Your task
Pictures stay out of this copy, which runs from the first line of the material through the line containing "from matplotlib.patches import".

Recorded data
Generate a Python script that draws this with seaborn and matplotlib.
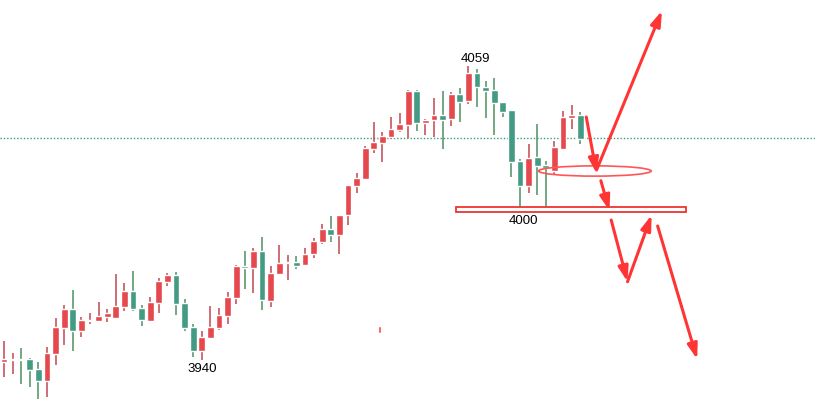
import numpy as np
import matplotlib
matplotlib.use("Agg")
import matplotlib.pyplot as plt
import seaborn as sns
from matplotlib.patches import Rectangle, Ellipse

# candle prices (index 0 = first candle on the left)
opens = [3939.3, 3940.0, 3940.4, 3940.5, 3936.4, 3931.7, 3942.5, 3952.9, 3960.4, 3951.7,
         3955.7, 3955.7, 3957.3, 3956.8, 3961.3, 3967.6, 3960.8, 3955.6, 3962.9, 3971.2,
         3974.0, 3962.8, 3953.2, 3943.7, 3948.9, 3952.9, 3957.7, 3964.9, 3977.6, 3976.9,
         3983.6, 3963.7, 3974.5, 3978.9, 3979.2, 3978.1, 3982.5, 3987.3, 3992.4, 3990.2,
         3997.9, 4009.7, 4012.5, 4024.5, 4026.9, 4029.3, 4032.0, 4034.1, 4047.6, 4034.9,
         4036.0, 4038.0, 4036.5, 4046.4, 4043.7, 4054.8, 4049.2, 4048.0, 4043.2, 4040.0,
         4019.6, 4009.7, 4021.2, 4018.0, 4015.5, 4024.5, 4036.9, 4038.0]
highs = [3947.7, 3942.9, 3944.8, 3940.9, 3939.2, 3945.2, 3956.8, 3962.0, 3968.0, 3957.3,
         3958.9, 3963.3, 3960.4, 3974.4, 3970.8, 3975.6, 3962.0, 3965.2, 3972.9, 3974.9,
         3975.2, 3964.4, 3954.4, 3951.6, 3961.6, 3960.8, 3967.2, 3978.0, 3983.6, 3984.8,
         3989.2, 3977.6, 3986.0, 3982.0, 3981.6, 3984.8, 3988.8, 3994.4, 3997.6, 3998.0,
         4010.0, 4014.8, 4025.5, 4035.2, 4031.2, 4037.2, 4038.8, 4048.0, 4048.0, 4036.4,
         4044.8, 4047.6, 4047.2, 4048.8, 4057.6, 4056.4, 4051.6, 4052.8, 4043.2, 4040.0,
         4020.4, 4026.4, 4034.4, 4019.7, 4027.6, 4039.7, 4042.0, 4039.2]
lows = [3933.3, 3934.4, 3930.4, 3929.3, 3924.4, 3925.3, 3938.0, 3946.1, 3943.7, 3949.3,
        3954.4, 3955.6, 3955.3, 3956.5, 3959.7, 3959.7, 3953.7, 3955.3, 3958.9, 3969.7,
        3958.1, 3951.7, 3941.3, 3940.1, 3948.9, 3952.1, 3954.5, 3962.5, 3968.5, 3966.9,
        3960.1, 3961.3, 3974.5, 3972.1, 3976.5, 3978.1, 3980.9, 3986.5, 3987.3, 3982.6,
        3993.9, 4006.9, 4012.5, 4022.9, 4019.3, 4028.5, 4031.2, 4028.9, 4031.7, 4030.1,
        4029.3, 4024.5, 4033.7, 4035.3, 4042.5, 4041.3, 4036.9, 4030.1, 4037.3, 4013.3,
        3999.7, 4006.9, 4006.1, 4000.5, 4014.0, 4024.5, 4032.5, 4026.5]
closes = [3940.4, 3940.4, 3940.1, 3936.1, 3931.7, 3942.8, 3953.2, 3960.4, 3951.7, 3956.0,
          3956.0, 3957.6, 3958.8, 3961.6, 3967.6, 3960.4, 3956.0, 3963.2, 3971.6, 3974.0,
          3962.5, 3952.9, 3943.7, 3949.2, 3953.2, 3958.0, 3965.2, 3977.6, 3976.9, 3983.6,
          3964.1, 3974.8, 3978.8, 3979.2, 3977.7, 3982.4, 3987.6, 3992.4, 3990.2, 3998.0,
          4010.0, 4012.8, 4024.8, 4027.2, 4029.6, 4032.4, 4034.4, 4047.6, 4034.9, 4036.0,
          4038.0, 4036.0, 4046.4, 4043.3, 4054.8, 4049.3, 4047.7, 4042.9, 4039.3, 4019.3,
          4009.7, 4020.8, 4017.7, 4016.9, 4025.2, 4037.3, 4038.0, 4028.5]

# price labels
label_texts = ["4059", "3940", "4000"]
label_x = [54.8, 23.0, 60.4]
label_y = [4060.4, 3936.4, 3995.6]

ref_level = 4028.8          # dotted horizontal line
zone_low, zone_high = 3999.1, 4001.1
zone_start, zone_end = 52.6, 79.3

# projected path arrows: (x0, y0, x1, y1)
arrows = [
    (67.7, 4037.2, 68.9, 4014.7),
    (68.9, 4016.0, 76.5, 4079.7),
    (69.4, 4011.7, 70.4, 3999.7),
    (70.6, 3996.0, 72.5, 3971.3),
    (72.5, 3971.3, 75.3, 3998.0),
    (76.0, 3993.6, 80.6, 3940.3),
]

UP = "#e5484d"
DOWN = "#449b84"
UP_WICK = "#c0474f"
DOWN_WICK = "#4f9060"
ARROW = "#ff3535"

sns.set_style("white")
plt.rcParams['font.family'] = ['Liberation Sans', 'DejaVu Sans']

fig = plt.figure(figsize=(8.15, 3.99), dpi=100)
ax = fig.add_axes([0, 0, 1, 1])

x = np.arange(len(opens))
o = np.array(opens)
c = np.array(closes)
up = c >= o
body_bottom = np.minimum(o, c)
body_height = np.maximum(np.abs(c - o), 0.5)

# wicks
ax.vlines(x[up], np.array(lows)[up], np.array(highs)[up], color=UP_WICK, lw=1.1, zorder=2)
ax.vlines(x[~up], np.array(lows)[~up], np.array(highs)[~up], color=DOWN_WICK, lw=1.1, zorder=2)
# bodies
ax.bar(x[up], body_height[up], bottom=body_bottom[up], width=0.8, color=UP, zorder=3)
ax.bar(x[~up], body_height[~up], bottom=body_bottom[~up], width=0.8, color=DOWN, zorder=3)

ax.axhline(ref_level, color="#3a9a7a", lw=1.0, linestyle=(0, (1, 1.4)), zorder=1)

ax.add_patch(Rectangle((zone_start, zone_low), zone_end - zone_start, zone_high - zone_low,
                       facecolor="white", edgecolor="#ee3333", lw=1.3, zorder=4))
ax.add_patch(Ellipse((68.7, 4015.6), 13.1, 4.1, facecolor="none",
                     edgecolor="#ff5555", lw=1.2, zorder=4))

for x0, y0, x1, y1 in arrows:
    ax.annotate("", xy=(x1, y1), xytext=(x0, y0),
                arrowprops=dict(arrowstyle="-|>,head_length=0.9,head_width=0.3",
                                color=ARROW, lw=2.2, shrinkA=0, shrinkB=0),
                zorder=5)

# small stray mark
ax.plot([43.7, 43.7], [3951.2, 3952.8], color="#ff6b6b", lw=1.5)

for t, tx, ty in zip(label_texts, label_x, label_y):
    ax.text(tx, ty, t, ha="center", va="center", fontsize=9.5, color="#000000", zorder=6)

ax.set_xlim(-0.47, 94.3)
ax.set_ylim(3924.4, 4084)
ax.axis("off")

fig.savefig("out.png", dpi=100, facecolor="white")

Correct result
Generate a Python script that draws this with seaborn and matplotlib.
import numpy as np
import matplotlib
matplotlib.use("Agg")
import matplotlib.pyplot as plt
import seaborn as sns
from matplotlib.patches import Rectangle, Ellipse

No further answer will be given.